By Teresa A. Emerson

As a Black girl growing up in the turbulent 1960s, feminism, the “new” concept of women’s liberation and how we as Black women fit into it inevitably came up in a conversation with my mother.

Mom wasn’t impressed. “Black women have always worked…” she said. The desire for a career was more of a White woman’s ‘thing’ to her.

After reading Brittney Cooper’s book “Eloquent Rage: A Black Feminist Discovers Her Superpower”, I wish I had someone like her to refer to as a teenager because she answered a lot of the questions that I had. In this book, she comprehensively nails everything from the concept of Black feminism to Black Lives Matter to Hillary Clinton to White privilege and beyond. Were it not for the profanity, I’d recommend that this book be on the required reading list for all school districts, beginning with junior high.

Cooper begins by using her own life experiences trying to find out who she is in her early life, juggling how to get along with her Black peers and her White classmates in school, her difficulties at home, being raised by a teen mother and the murder of her father, all while trying to develop a sense of who she wants to be as a Black female in a male-dominated society.

Most importantly, Cooper turns the ‘angry, Black woman’ stereotype on its head, presenting anger as necessary to the Black woman’s survival.  This so-called “rage” that Cooper talks about also keeps Black women honest and accountable to themselves as well as others. 

The turning point for Cooper, which she admits made her the fierce feminist she is today, was a comically candid conversation with her grandmother about love, sex and marriage and an intervention by a few of her friends.  She also suggests this “rage” has fueled the excellence of today’s Black female icons: former First Lady Michelle Obama, tennis champion Serena Williams and pop diva Beyoncé, to name just a few.

“Eloquent Rage” could be seen as today’s version of The Green Book, which was a motorist travelers’ guide used during the dangerous Jim Crow era that listed friendly services and places that Black travelers could patronize without the difficulties produced by racism.  What “Eloquent Rage” does is guide Black women through 21st-century issues and suggests how to keep their self-esteem intact while tackling issues that affect their lives head-on — without fear; and gives reasons for the attitudes Black women encounter; the sexism, racism, misogyny.

White rage vs. Black rage

“We live in a nation that does everything to induce or rage while simultaneously doing everything to deny that we have a right to feel it.  American democracy is as much a project of suppressing Black rage as it is of legitimizing and elevating white rage. American democracy uses calls for civility, equality, liberty, and justice as smoke screens to obscure all the ways in which Black folks are treated uncivilly, unequally, illiberally, and unjustly as a matter of course.  Had Darren Wilson been just a bit more “civil,” Mike Brown might very well be alive.”

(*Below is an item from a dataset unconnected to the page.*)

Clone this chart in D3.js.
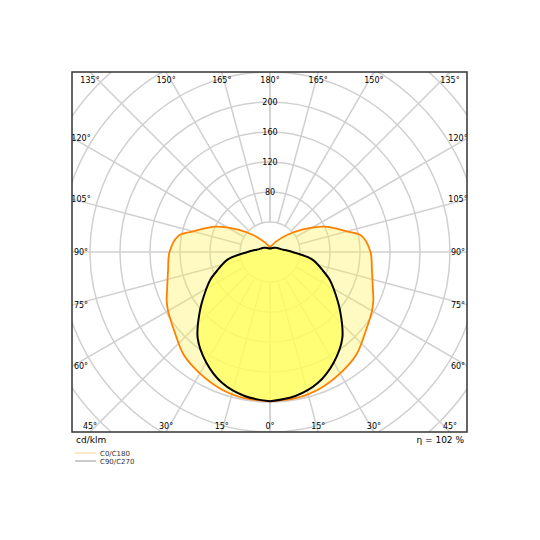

“The lie we are told is that white rage and white fear are honest emotions that preserve the integrity of American democracy.  More often than not, we keep learning that white rage and white fear are dishonest impulses that lead us toward fascism.  White rage and white fear are reactions to perceptions among white people that their power might be slipping away.”

Cultural appropriation

“The ability to take on and peel off the parts of Black culture that you like at will is exactly what is meant by the term “white privilege.”  And while culture sharing is fine, white people don’t share. They take over.  They colonize. They claim s**t as their own and then accuse others of being territorial and retrograde for pointing out these aggressive borrowing practices that shape white culture.”

White girl tears

“White girls usually cry white-lady tears after they have done something hella racist and then been called out by the offended party for doing so. To shift blame and claim victimhood, they start to cry.”

Cooper also covers Trump, Black male misogyny, and relationships among Black women. 

Brittney Cooper has given us a gift with “Eloquent Rage”, a well-written, intelligent, and straightforward collection of essays that explain Black feminism and womanhood and its place and importance in today’s society.